I've downloaded the latest version of module (1.3.2.16 2007/12/21) from CVS first, and applied the patch to it. When I try to use the wildcard <*> in "From:" only, but not in "To:" as well (to redirect all partially saved paths to a single page, informing the visitor that such URL doesn't exist...), such a redirect can not be saved - I get the message "The redirect to path does not appear valid." only.
So, I would suggest:
1. To allow many URLs to be redirected to a single URL only (= use of a wildcard in "From:" field only)
2. To make wildcards work as in filesystem paths (to respect other characters in a path segment and to have a single character wildcard as well)
I need a second feature for partially cut URLs (paths as http://.../image123.jpg, http://.../image234.jpg, http://.../image345.jpg etc. wrongly saved by some robot(s) as http://.../image123, http://.../image234, http://.../image345 etc.), which I would like to redirect to a single page with a message (mainly to prevent filling my logs with errors, but possibly also to inform the administrator over there about his errors). Of course I have to keep links to images - so in my example, I would need to redirect http://.../image???, but not http://.../*.
Or, to introduce another field with exceptions - redirect http://.../*, but not http://.../*.jpg and http://.../*.png and http://.../*.gif (or, at least http://.../*.*). Maybe to simply use regular expressions would be the best, but probably there would be quite a lot of users not familiar enough with them (I am the first one like that), so there should be a good help with typical examples practically a must.

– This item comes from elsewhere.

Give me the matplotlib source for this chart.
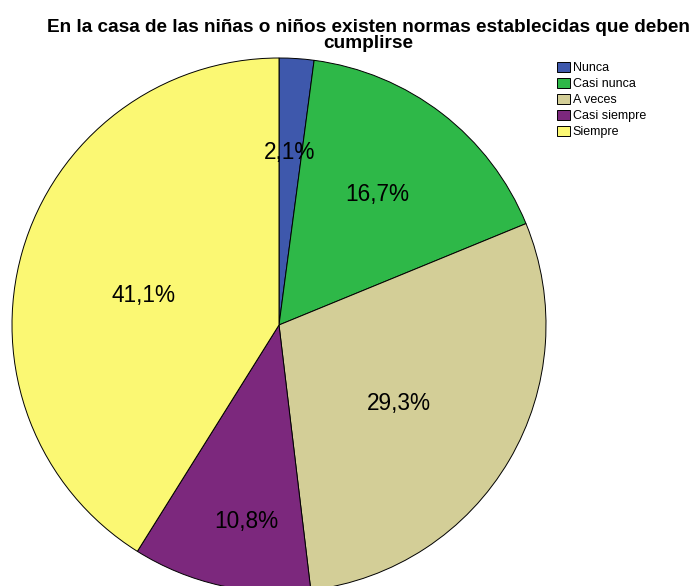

I am aware I ask quite a lot (with the 2nd suggestion), but by my opinion wildcards would expand the possibilities (usability) of this module really significantly.
In any case, could you implement at least the 1st suggestion soon, please.
#13
i tried to apply patch #10 against today's dev version and it gives:
patching file path_redirect.module
Hunk #3 FAILED at 212.
Hunk #4 succeeded at 214 (offset -11 lines).
Hunk #5 FAILED at 298.
2 out of 5 hunks FAILED -- saving rejects to file path_redirect.module.rej
[root@host path_redirect]#
#14
Thank you for the reminder; I'll try to get this patch updated to apply to the 1.1 release within the next couple of days. If anybody else would like to help with this feature, have at it!
#15
Here is some grease for the squeaky wheel.

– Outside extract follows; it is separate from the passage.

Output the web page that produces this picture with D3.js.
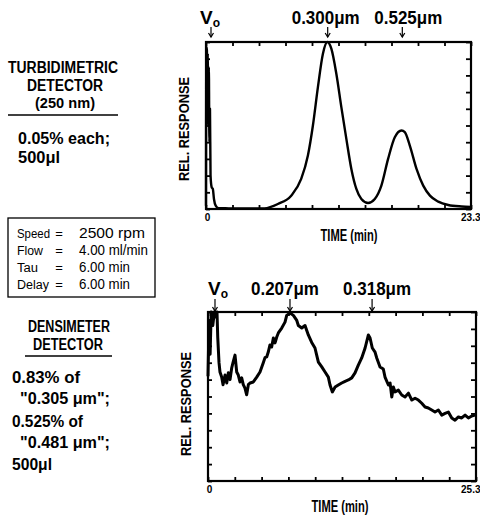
<!DOCTYPE html>
<html><head><meta charset="utf-8">
<script src="https://cdn.jsdelivr.net/npm/d3@7"></script>
<style>
body{margin:0;background:#fff}
svg{display:block}
text{font-family:"Liberation Sans",Arial,Helvetica,sans-serif;fill:#000}
</style>
</head><body>
<svg id="c" width="480" height="518"></svg>
<script>
// ---------------- DATA ----------------
// Top panel: turbidimetric detector trace (time in min, relative response 0..1)
const topTime = [0,0.03,0.08,0.12,0.15,0.2,0.25,0.3,0.35,0.4,0.5,0.6,0.7,0.85,1.1,2,3,4,5.14,6.32,7.49,8.37,8.96,9.40,9.84,10.28,10.67,11.02,11.46,11.90,12.34,12.78,13.22,13.66,14.25,14.84,15.42,16.01,16.60,17.19,17.48,17.92,18.51,19.10,19.69,20.42,21.30,22.48,23.30];
const topResp = [0.02,0.97,0.95,0.6,0.93,0.5,0.85,0.4,0.6,0.2,0.13,0.12,0.06,0.02,0.005,0.004,0.003,0.003,0.004,0.03,0.08,0.18,0.32,0.5,0.73,0.93,1.0,0.96,0.81,0.61,0.42,0.24,0.12,0.06,0.036,0.06,0.14,0.30,0.43,0.47,0.46,0.38,0.24,0.14,0.08,0.044,0.024,0.015,0.012];

// Bottom panel: densimeter detector trace
const botTime = [0,0.1,0.2,0.3,0.45,0.6,0.75,0.85,0.92,1.04,1.13,1.29,1.42,1.61,1.77,1.92,2.08,2.24,2.36,2.55,2.71,2.86,3.02,3.18,3.33,3.49,3.65,3.81,3.97,4.28,4.60,4.91,5.22,5.38,5.54,5.69,5.85,6.01,6.17,6.33,6.49,6.64,6.96,7.27,7.43,7.74,8.06,8.38,8.53,8.85,9.16,9.47,9.79,10.10,10.26,10.42,10.74,11.05,11.36,11.52,11.74,12.0,12.3,12.62,12.94,13.25,13.57,13.88,14.19,14.51,14.83,15.14,15.30,15.51,15.77,15.93,16.24,16.55,16.71,17.03,17.19,17.35,17.5,17.66,17.97,18.29,18.6,18.92,19.24,19.55,19.86,20.18,20.49,20.8,21.12,21.43,21.75,22.07,22.38,22.69,23.01,23.32,23.64,23.95,24.27,24.58,24.9,25.2];
const botResp = [0.62,0.95,0.75,1.0,0.92,1.0,0.97,1.0,0.85,0.70,0.645,0.615,0.57,0.627,0.58,0.64,0.60,0.67,0.70,0.745,0.645,0.627,0.586,0.61,0.57,0.55,0.51,0.57,0.58,0.586,0.615,0.645,0.70,0.73,0.734,0.763,0.805,0.793,0.846,0.817,0.852,0.876,0.905,0.94,0.98,0.994,0.98,0.95,0.92,0.905,0.92,0.864,0.82,0.787,0.745,0.704,0.675,0.645,0.615,0.568,0.527,0.556,0.568,0.58,0.59,0.598,0.61,0.64,0.686,0.728,0.787,0.864,0.846,0.787,0.763,0.728,0.675,0.663,0.615,0.568,0.58,0.497,0.556,0.527,0.538,0.509,0.497,0.52,0.479,0.49,0.479,0.46,0.438,0.432,0.42,0.408,0.42,0.39,0.40,0.408,0.373,0.36,0.379,0.373,0.39,0.373,0.385,0.39];

const topXDomain = [0, 23.3];
const botXDomain = [0, 25.3];
const topXLabels = ["0", "23.3"];
const botXLabels = ["0", "25.3"];
const xTitle = "TIME (min)";
const yTitle = "REL. RESPONSE";

// Peak markers (time in min)
const topPeakTimes = [0.44, 10.7, 17.26];
const topPeakLabels = ["V", "0.300μm", "0.525μm"];
const botPeakTimes = [0.66, 7.74, 15.49];
const botPeakLabels = ["V", "0.207μm", "0.318μm"];

// Side texts
const turbTitle = ["TURBIDIMETRIC", "DETECTOR", "(250 nm)"];
const turbNotes = ["0.05% each;", "500μl"];
const condKeys = ["Speed", "Flow", "Tau", "Delay"];
const condVals = ["2500 rpm", "4.00 ml/min", "6.00 min", "6.00 min"];
const densTitle = ["DENSIMETER", "DETECTOR"];
const densNotes = ["0.83% of", "\"0.305 μm\";", "0.525% of", "\"0.481 μm\";", "500μl"];

// ---------------- DRAW ----------------
const svg = d3.select("#c");
const FONT = '"Liberation Sans",Arial,Helvetica,sans-serif';

function txt(g, s, x, y, opts) {
  const t = g.append("text").attr("x", x).attr("y", y).text(s)
    .attr("font-size", opts.size || 14)
    .attr("font-weight", opts.weight || "bold")
    .attr("text-anchor", opts.anchor || "start");
  if (opts.width) t.attr("textLength", opts.width).attr("lengthAdjust", "spacingAndGlyphs");
  return t;
}

function panel(cfg) {
  const g = svg.append("g");
  const x = d3.scaleLinear().domain(cfg.xDomain).range([cfg.x0, cfg.x1]);
  const y = d3.scaleLinear().domain([0, 1]).range([cfg.y1, cfg.y0]);
  const xt = d3.range(11).map(i => cfg.xDomain[0] + i * (cfg.xDomain[1] - cfg.xDomain[0]) / 10);
  const yt = d3.range(11).map(i => i / 10);

  const line = d3.line().x((d, i) => x(cfg.time[i])).y((d, i) => y(d)).curve(cfg.curve);
  g.append("path").datum(cfg.resp).attr("d", line)
    .attr("fill", "none").attr("stroke", "#000").attr("stroke-width", cfg.lw)
    .attr("stroke-linejoin", "round");

  const styleAxis = a => { a.select(".domain").remove(); a.selectAll("line").attr("stroke", "#000").attr("stroke-width", 1.8); a.selectAll("text").remove(); };
  g.append("g").attr("transform", `translate(0,${cfg.y0})`).call(d3.axisTop(x).tickValues(xt).tickSize(-4)).call(styleAxis);
  g.append("g").attr("transform", `translate(0,${cfg.y1})`).call(d3.axisBottom(x).tickValues(xt).tickSize(-4)).call(styleAxis);
  g.append("g").attr("transform", `translate(${cfg.x1},0)`).call(d3.axisRight(y).tickValues(yt).tickSize(-5)).call(styleAxis);
  g.append("g").attr("transform", `translate(${cfg.x0},0)`).call(d3.axisLeft(y).tickValues(yt).tickSize(-4)).call(styleAxis);

  g.append("rect").attr("x", cfg.x0).attr("y", cfg.y0).attr("width", cfg.x1 - cfg.x0).attr("height", cfg.y1 - cfg.y0)
    .attr("fill", "none").attr("stroke", "#000").attr("stroke-width", 2.2);

  const lab = g.append("g").attr("transform", `translate(0,${cfg.y1})`)
    .call(d3.axisBottom(x).tickValues(cfg.xDomain).tickFormat((d, i) => cfg.xLabels[i]).tickSize(0).tickPadding(5));
  lab.select(".domain").remove();
  lab.selectAll("text").attr("font-size", 10).attr("font-weight", "bold").attr("font-family", FONT).attr("fill", "#000")
    .attr("text-anchor", (d, i) => i === 0 ? "middle" : "end")
    .attr("dx", (d, i) => i === 0 ? 1 : cfg.endDx);

  txt(g, xTitle, cfg.titleX, cfg.titleY, {size: 16, anchor: "middle", width: 57});
  g.append("text").attr("transform", `translate(${cfg.yTitleX},${cfg.yTitleY}) rotate(-90)`)
    .attr("text-anchor", "middle").attr("font-size", 15).attr("font-weight", "bold")
    .attr("textLength", 104).attr("lengthAdjust", "spacingAndGlyphs").text(yTitle);

  cfg.peakTimes.forEach((t, i) => {
    const px = x(t);
    g.append("line").attr("x1", px).attr("x2", px).attr("y1", cfg.arrowTop).attr("y2", cfg.arrowBot)
      .attr("stroke", "#000").attr("stroke-width", 1.2);
    g.append("path").attr("d", `M${px - 2.5},${cfg.arrowBot - 4} L${px},${cfg.arrowBot} L${px + 2.5},${cfg.arrowBot - 4}`)
      .attr("fill", "none").attr("stroke", "#000").attr("stroke-width", 1.2);
    const lbl = cfg.peakLabels[i];
    if (lbl === "V") {
      const t0 = g.append("text").attr("x", px + cfg.voDx).attr("y", cfg.labelY)
        .attr("font-size", 19).attr("font-weight", "bold").attr("text-anchor", "start");
      t0.append("tspan").text("V");
      t0.append("tspan").attr("font-size", 12).attr("dy", 3).text("o");
    } else {
      txt(g, lbl, px + cfg.labelDx[i], cfg.labelY, {size: 19, anchor: "middle", width: 68});
    }
  });
}

panel({
  x0: 206, x1: 471, y0: 42, y1: 209,
  xDomain: topXDomain, xLabels: topXLabels, endDx: 9,
  time: topTime, resp: topResp, curve: d3.curveMonotoneX, lw: 2.4,
  titleX: 349, titleY: 241, yTitleX: 189, yTitleY: 129,
  peakTimes: topPeakTimes, peakLabels: topPeakLabels,
  labelY: 24, arrowTop: 27, arrowBot: 37, voDx: -11, labelDx: [0, -2, 6]
});

panel({
  x0: 208, x1: 476, y0: 312, y1: 481,
  xDomain: botXDomain, xLabels: botXLabels, endDx: 4,
  time: botTime, resp: botResp, curve: d3.curveLinear, lw: 3,
  titleX: 340, titleY: 512, yTitleX: 191, yTitleY: 404,
  peakTimes: botPeakTimes, peakLabels: botPeakLabels,
  labelY: 295, arrowTop: 299, arrowBot: 311, voDx: -7, labelDx: [0, -5, 5]
});

// ---------- left-side annotations ----------
const L = svg.append("g");
txt(L, turbTitle[0], 63, 73, {size: 16, anchor: "middle", width: 110});
txt(L, turbTitle[1], 65, 91, {size: 16, anchor: "middle", width: 76});
txt(L, turbTitle[2], 65, 108, {size: 15, anchor: "middle", width: 60});
L.append("line").attr("x1", 8).attr("x2", 118).attr("y1", 115).attr("y2", 115).attr("stroke", "#000").attr("stroke-width", 1.6);
txt(L, turbNotes[0], 18, 144, {size: 16, width: 92});
txt(L, turbNotes[1], 18, 163, {size: 16, width: 42});

L.append("rect").attr("x", 8).attr("y", 218).attr("width", 147).attr("height", 79)
  .attr("fill", "none").attr("stroke", "#000").attr("stroke-width", 1.3);
const rowY = [238, 255, 272, 289];
const keyW = [33, 26, 21, 32];
const valW = [66, 69, 51, 51];
condKeys.forEach((k, i) => {
  txt(L, k, 17, rowY[i], {size: 12.5, weight: "normal", width: keyW[i]});
  txt(L, "=", 59, rowY[i], {size: 13, weight: "normal", anchor: "middle"});
  txt(L, condVals[i], 79, rowY[i], {size: 14, weight: "normal", width: valW[i]});
});

txt(L, densTitle[0], 69, 332, {size: 16, anchor: "middle", width: 82});
txt(L, densTitle[1], 68, 350, {size: 16, anchor: "middle", width: 70});
L.append("line").attr("x1", 25).attr("x2", 112).attr("y1", 356).attr("y2", 356).attr("stroke", "#000").attr("stroke-width", 1.6);
const dnX = [12, 20, 12, 20, 12];
const dnY = [383, 404, 427, 448, 470];
const dnW = [68, 90, 71, 90, 40];
densNotes.forEach((s, i) => txt(L, s, dnX[i], dnY[i], {size: 16, width: dnW[i]}));
</script>
</body></html>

:)This should apply cleanly to the latest dev version and stands a good chance of applying to the 1.1 release, too. Get it while it's hot!
#16
patch worked this time. but, unfortunately, did not solve my problem described also on http://drupal.org/node/195853#comment-677007
current patch makes it possible to redirect paths with only one single wildcard in the url. for example this works:
Drupal URL: 'articles/<*>'
Redirect path: 'http://oldversion.mysite.com/articles/<*>'
only in case if wildcard <*> replaces a single word.
But it does not work, if you try to replace path with several sections in between symbols '/'. For example, this kind of addresses from my pre-drupal site are not possible to redirect: http://oldversion.mysite.com/articles/2006/06/16/greenline
I also tried:
Drupal URL: 'articles/<*>/<*>/<*>/<*>/<*>'
Redirect patch' 'http://oldversion.mysite.com/<*>/<*>/<*>/<*>/<*>'
Unfortunately, it did not work.
I am looking forward to find a way to redirect thousands of old urls on my site like: http://www.mysite.com/articles/[year]/[month]/[day]/[shor_title] to http://old.mysite.com/articles/[year]/[month]/[day]/[shor_title]
Can you, please, advice what is the best way?
#17
It sounds like you need mod_rewrite. I don't think this module will ever duplicate all of the functionality of mod_rewrite; I'm not sure what the point would be.
#18
+1 subscribing, and waiting until this thread pans out into something simpler for my tiny mind to read :)
#19
+1
#20
Any news about this patch? When will be applied? It was applied?
Thanks
#21
+1
#22
+1. I'd very very very much like to see this feature make it into the D6 version as well.
#23
Not sure if I should file this as a separate bug report, but this feature is not working for me in the 5.x-1.2 version (it has worked for me with various patches in the past). I can confirm that the wildcard code is present in path_redirect.module, but when I enter:
foo/<*>in the from field and
bar/<*>in the to field, I get the error message:
The redirect to path does not appear valid.
#24
I suggest using '%' for wildcards rather than '<*>' for more consistency with hook_menu().
#25
I'd like to resurrect this issue. I could really use this feature on a site I'm working on, but I'd rather not downgrade to the old version to use this patch. Can someone give a status update? Is this feature going to be included in a future version?
#26
Marked #291504: Redirect wildcard and #312708: "Templated" redirection as a dup of this issue. Existing code from #306475: Regular Expression Path Matching may also be useful.
#27
please.....
Could someone post the latest working module for drupal5 with wildcards support? it is good also if it works partially.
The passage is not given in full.